1919 wurde daraufhin das Technische Büro der Armee beauftragt, grundlegende Anforderungen an eine Flugabwehrkanone zu erarbeiten. Dem Ganzen wurde eine hohe Priorität zugewiesen, da inzwischen das Potential von Militärflugzeugen klar erkannt worden war. 1920 wurden die Ergebnisse der Armeeführung vorgelegt. Zeitgleich begann das Armeearsenal Osaka mit der Entwicklung einer entsprechenden Flugabwehrwaffe. Vorgabe war unter anderem die Verwendung von Teilen des Typ Meiji 38 7,5-cm-Feldgeschützes, um einerseits möglichst schnell zu einem Ergebnis zu kommen und andererseits um die nötige Ersatzteilversorgung zu vereinfachen. So entstand bis 1922 mit der Typ Taishō  11 7,5-cm-Feld-Flugabwehrkanone eine zeitgemäße Waffe.

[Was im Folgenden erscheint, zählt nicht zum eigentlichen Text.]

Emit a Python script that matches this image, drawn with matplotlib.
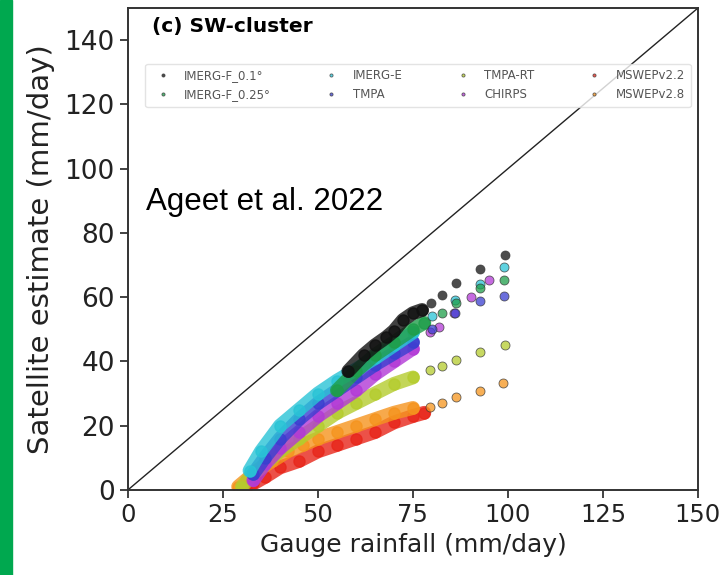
import matplotlib
matplotlib.use("Agg")
from matplotlib import pyplot as plt
from matplotlib.patches import Rectangle

# quantile pairs (gauge, satellite), mm/day
red_x = [31, 33, 36, 40, 45, 50, 55, 60, 65, 70, 75, 78]
red_y = [0.5, 2, 4, 7, 9, 12, 14, 16, 18, 21, 23, 24]

orange_x = [29, 31, 34, 38, 42, 46, 50, 55, 60, 65, 70, 75, 79.5, 82.6, 86.3, 92.6, 98.7]
orange_y = [1, 3, 6, 9, 12, 14, 16, 18, 20, 22, 24, 25.5, 25.8, 27.1, 29, 30.8, 33.3]

ygreen_x = [30, 33, 36, 40, 45, 50, 55, 60, 65, 70, 75, 79.5, 82.6, 86.3, 92.6, 99.2]
ygreen_y = [1, 5, 8, 12, 16, 20, 24, 27, 30, 33, 35, 37.3, 38.6, 40.5, 43, 45.1]

purple_x = [33, 36, 40, 45, 50, 55, 60, 65, 70, 75, 79.5, 81.8, 85.8, 90.3, 95]
purple_y = [3, 8, 13, 18, 23, 27, 31, 36, 40, 44, 49.2, 50.7, 55.1, 60.1, 65.4]

blue_x = [33, 36, 40, 45, 50, 55, 60, 65, 70, 75, 80, 86, 92.6, 99]
blue_y = [5, 10, 16, 22, 27, 31, 35, 39, 42.5, 46, 50, 55, 58.8, 60.4]

cyan_x = [32, 35, 40, 45, 50, 55, 60, 65, 70, 75, 80, 86, 92.6, 99]
cyan_y = [6, 12, 20, 25, 30, 34, 37.5, 41, 45, 49, 54, 59, 64, 69.4]

green_x = [55, 60, 65, 70, 75, 78, 82.6, 86.3, 92.6, 99]
green_y = [31, 37, 42, 46, 50, 52, 55, 58.2, 62.9, 65.4]

black_x = [58, 62, 65, 68, 70, 72.4, 75, 77.4, 79.7, 82.6, 86.3, 92.6, 99.2]
black_y = [37, 42, 45, 47.5, 49.5, 52.9, 55, 56, 58.2, 60.7, 64.4, 68.8, 73.1]

# draw order bottom -> top
series = [
    ("MSWEPv2.2", "#e8261a", red_x, red_y),
    ("MSWEPv2.8", "#f5941e", orange_x, orange_y),
    ("TMPA-RT", "#b5cc2e", ygreen_x, ygreen_y),
    ("CHIRPS", "#b23ad6", purple_x, purple_y),
    ("TMPA", "#3a3fd0", blue_x, blue_y),
    ("IMERG-E", "#29c4d6", cyan_x, cyan_y),
    ("IMERG-F_0.25°", "#1f9e4a", green_x, green_y),
    ("IMERG-F_0.1°", "#111111", black_x, black_y),
]
legend_order = ["IMERG-F_0.1°", "IMERG-F_0.25°", "IMERG-E", "TMPA",
                "TMPA-RT", "CHIRPS", "MSWEPv2.2", "MSWEPv2.8"]

fig = plt.figure(figsize=(7.27, 5.75), dpi=100)
ax = fig.add_axes([0.176, 0.148, 0.784, 0.838])

handles = {}
for name, col, xs, ys in series:
    dense = [(x, y) for x, y in zip(xs, ys) if x <= 78]
    tail = [(x, y) for x, y in zip(xs, ys) if x > 78]
    ax.plot([p[0] for p in dense], [p[1] for p in dense], 'o-', color=col,
            lw=10, ms=8, mec=col, alpha=0.8, solid_capstyle='round', zorder=2)
    h, = ax.plot([p[0] for p in tail], [p[1] for p in tail], 'o', ms=6.5,
                 mfc=col, mec='#333333', mew=0.6, alpha=0.75, zorder=3, label=name)
    handles[name] = h

ax.plot([0, 150], [0, 150], color='#222222', lw=1.0, zorder=1)
ax.set_xlim(0, 150)
ax.set_ylim(0, 150)
ax.set_xticks([0, 25, 50, 75, 100, 125, 150])
ax.set_yticks([0, 20, 40, 60, 80, 100, 120, 140])
ax.tick_params(length=6, width=1.2, colors='#222222')
ax.tick_params(axis='x', labelsize=17.5)
ax.tick_params(axis='y', labelsize=19)
for s in ax.spines.values():
    s.set_linewidth(1.4)
    s.set_color('#333333')
ax.set_xlabel('Gauge rainfall (mm/day)', fontsize=18, color='#222222', labelpad=4)
ax.set_ylabel('Satellite estimate (mm/day)', fontsize=21, color='#222222', labelpad=7)

ax.text(0.043, 0.982, '(c) SW-cluster', transform=ax.transAxes,
        fontsize=14.5, fontweight='bold', va='top', ha='left')

leg = ax.legend([handles[n] for n in legend_order], legend_order, ncol=4,
                loc='upper left', bbox_to_anchor=(0.02, 0.897), fontsize=8.5,
                markerscale=0.35, handlelength=2.0, handletextpad=0.8,
                columnspacing=4.1, frameon=True, borderpad=0.5)
leg.get_frame().set_edgecolor('#dddddd')
for t in leg.get_texts():
    t.set_color('#555555')

fig.text(146 / 727, 1 - 210 / 575, 'Ageet et al. 2022', fontsize=22.5,
         family='Liberation Sans', va='baseline', ha='left')

fig.patches.append(Rectangle((0, 0), 12 / 727, 1, transform=fig.transFigure,
                             color='#00a84f', zorder=0))

fig.savefig('out.png', dpi=100)
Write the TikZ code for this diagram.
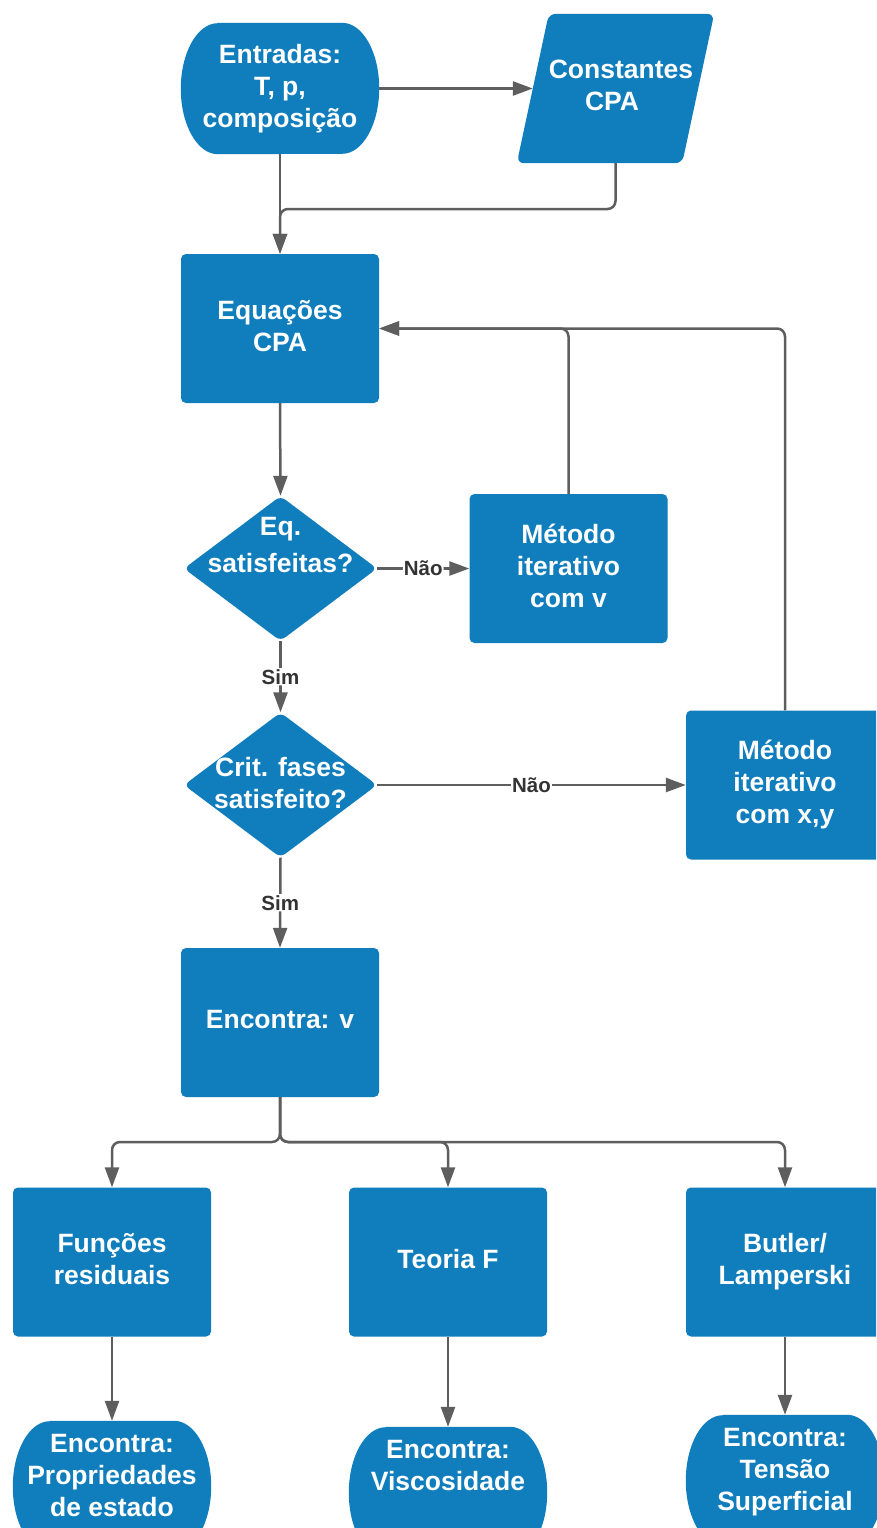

Das Geschütz besteht aus drei Teilen:
* Rohr
* Oberlafette mit Rohrrücklauf
* Unterlafette mit Pivot

Das Rohr mit Verschluss selbst wog 329 kg und hatte eine Länge von 2,56 m (L/34,1). Es besaß einen nach rechts öffnenden Querkeilverschluss. Es war in einer Schiene auf einer u-förmigen Rohrwiege gelagert, die einen Schusswinkel von 0° bis 85° ermöglichte. Der federhydraulische Rohrrücklauf mit Rohrbremsmechanismus war waagerecht eingebaut und ragte nach vorn heraus. Die maximale Rücklauflänge betrug 600 mm. Die Seitenrichtung erfolgte grob durch die Bedienmannschaft, wobei der Feinrichtmechanismus ausgekoppelt wurde. Die Feinrichtung und die Höhenrichtung erfolgten über Handräder rechts und links an der Wiege. Für die Richtschützen waren Metallsitzschalen vorgesehen. Rohr und Rohrwiege waren auf einem Mittelpivot montiert, was einen Seitenrichtbereich von 360° ermöglichte. Das Gesamtgewicht von 2061 kg wurde durch fünf gleichmäßig verteilte Holme mit großen Auflagetellern auf den Boden verteilt. Am Boden befestigt wurden die Holme mit mehreren Erdankern. Um das Pivot war auf den Holmen eine rund umlaufende Metallplatte als Arbeitsfläche der Bedienmannschaft zur einfacheren Bedienung verschraubt.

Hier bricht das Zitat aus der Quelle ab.